Task goal: Every line below should be copied exactly; drop the pictures.

[Code that draws figures]
------------

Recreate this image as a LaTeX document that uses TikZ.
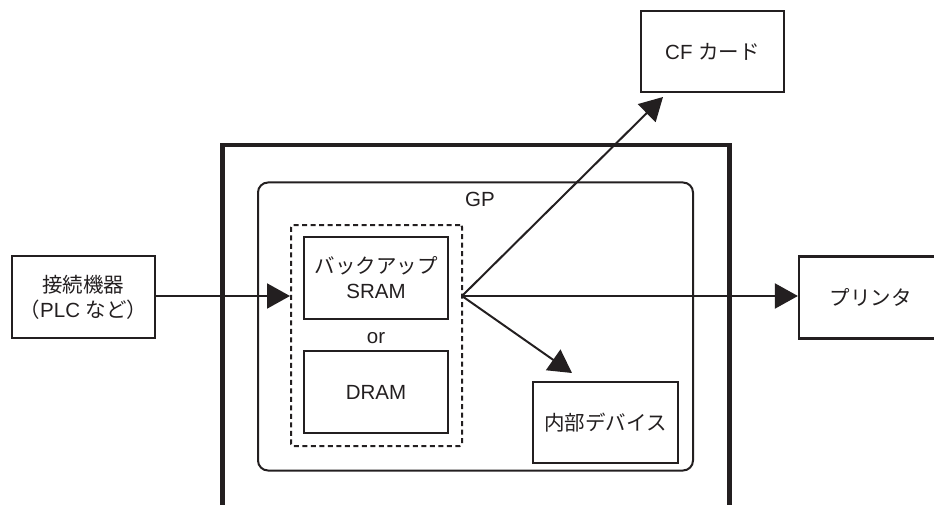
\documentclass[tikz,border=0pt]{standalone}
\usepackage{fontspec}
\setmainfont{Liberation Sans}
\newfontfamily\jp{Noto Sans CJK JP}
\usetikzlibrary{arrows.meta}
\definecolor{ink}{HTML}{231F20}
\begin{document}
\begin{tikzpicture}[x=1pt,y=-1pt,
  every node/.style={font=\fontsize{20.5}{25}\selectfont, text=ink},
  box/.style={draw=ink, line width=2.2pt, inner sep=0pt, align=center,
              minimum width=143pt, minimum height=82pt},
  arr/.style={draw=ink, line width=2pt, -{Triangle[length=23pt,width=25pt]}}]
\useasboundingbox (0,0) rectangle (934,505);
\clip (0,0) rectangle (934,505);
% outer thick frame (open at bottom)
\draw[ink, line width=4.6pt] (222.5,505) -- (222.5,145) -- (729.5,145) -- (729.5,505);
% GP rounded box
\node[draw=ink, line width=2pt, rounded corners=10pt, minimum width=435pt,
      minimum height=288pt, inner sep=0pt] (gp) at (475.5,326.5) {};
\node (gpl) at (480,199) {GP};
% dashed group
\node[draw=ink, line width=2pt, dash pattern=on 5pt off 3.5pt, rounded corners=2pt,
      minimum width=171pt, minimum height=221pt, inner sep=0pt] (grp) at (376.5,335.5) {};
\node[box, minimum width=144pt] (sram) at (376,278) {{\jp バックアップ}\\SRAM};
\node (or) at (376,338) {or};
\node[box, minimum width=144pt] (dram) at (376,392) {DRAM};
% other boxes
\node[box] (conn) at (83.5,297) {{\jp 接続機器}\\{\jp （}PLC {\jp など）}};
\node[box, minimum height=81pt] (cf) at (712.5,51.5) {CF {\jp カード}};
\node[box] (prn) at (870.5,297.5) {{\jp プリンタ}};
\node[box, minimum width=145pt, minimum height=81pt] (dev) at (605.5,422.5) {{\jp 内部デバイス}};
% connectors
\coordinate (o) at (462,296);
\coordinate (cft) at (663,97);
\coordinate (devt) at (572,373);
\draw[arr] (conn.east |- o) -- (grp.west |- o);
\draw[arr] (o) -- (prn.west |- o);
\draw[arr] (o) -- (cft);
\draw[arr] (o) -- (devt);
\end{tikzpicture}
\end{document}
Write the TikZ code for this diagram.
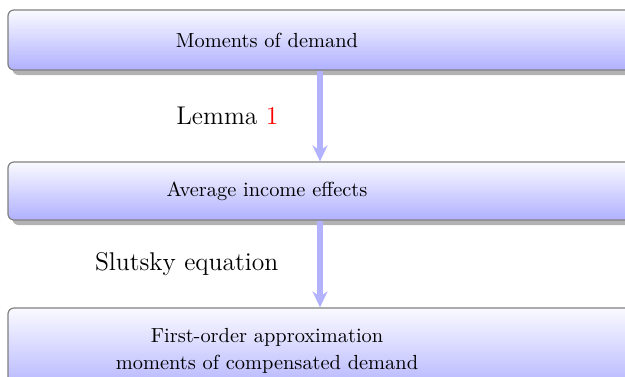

------------

Answer:
Recreate this image as a LaTeX document that uses TikZ.
\documentclass[tikz,border=0pt]{standalone}
\usepackage{fontspec}
\setmainfont{Liberation Sans}
\newfontfamily\jp{Noto Sans CJK JP}
\usetikzlibrary{arrows.meta}
\definecolor{ink}{HTML}{231F20}
\begin{document}
\begin{tikzpicture}[x=1pt,y=-1pt,
  every node/.style={font=\fontsize{20.5}{25}\selectfont, text=ink},
  box/.style={draw=ink, line width=2.2pt, inner sep=0pt, align=center,
              minimum width=143pt, minimum height=82pt},
  arr/.style={draw=ink, line width=2pt, -{Triangle[length=23pt,width=25pt]}}]
\useasboundingbox (0,0) rectangle (934,505);
\clip (0,0) rectangle (934,505);
% outer thick frame (open at bottom)
\draw[ink, line width=4.6pt] (222.5,505) -- (222.5,145) -- (729.5,145) -- (729.5,505);
% GP rounded box
\node[draw=ink, line width=2pt, rounded corners=10pt, minimum width=435pt,
      minimum height=288pt, inner sep=0pt] (gp) at (475.5,326.5) {};
\node (gpl) at (480,199) {GP};
% dashed group
\node[draw=ink, line width=2pt, dash pattern=on 5pt off 3.5pt, rounded corners=2pt,
      minimum width=171pt, minimum height=221pt, inner sep=0pt] (grp) at (376.5,335.5) {};
\node[box, minimum width=144pt] (sram) at (376,278) {{\jp バックアップ}\\SRAM};
\node (or) at (376,338) {or};
\node[box, minimum width=144pt] (dram) at (376,392) {DRAM};
% other boxes
\node[box] (conn) at (83.5,297) {{\jp 接続機器}\\{\jp （}PLC {\jp など）}};
\node[box, minimum height=81pt] (cf) at (712.5,51.5) {CF {\jp カード}};
\node[box] (prn) at (870.5,297.5) {{\jp プリンタ}};
\node[box, minimum width=145pt, minimum height=81pt] (dev) at (605.5,422.5) {{\jp 内部デバイス}};
% connectors
\coordinate (o) at (462,296);
\coordinate (cft) at (663,97);
\coordinate (devt) at (572,373);
\draw[arr] (conn.east |- o) -- (grp.west |- o);
\draw[arr] (o) -- (prn.west |- o);
\draw[arr] (o) -- (cft);
\draw[arr] (o) -- (devt);
\end{tikzpicture}
\end{document}
Write the TikZ code for this diagram.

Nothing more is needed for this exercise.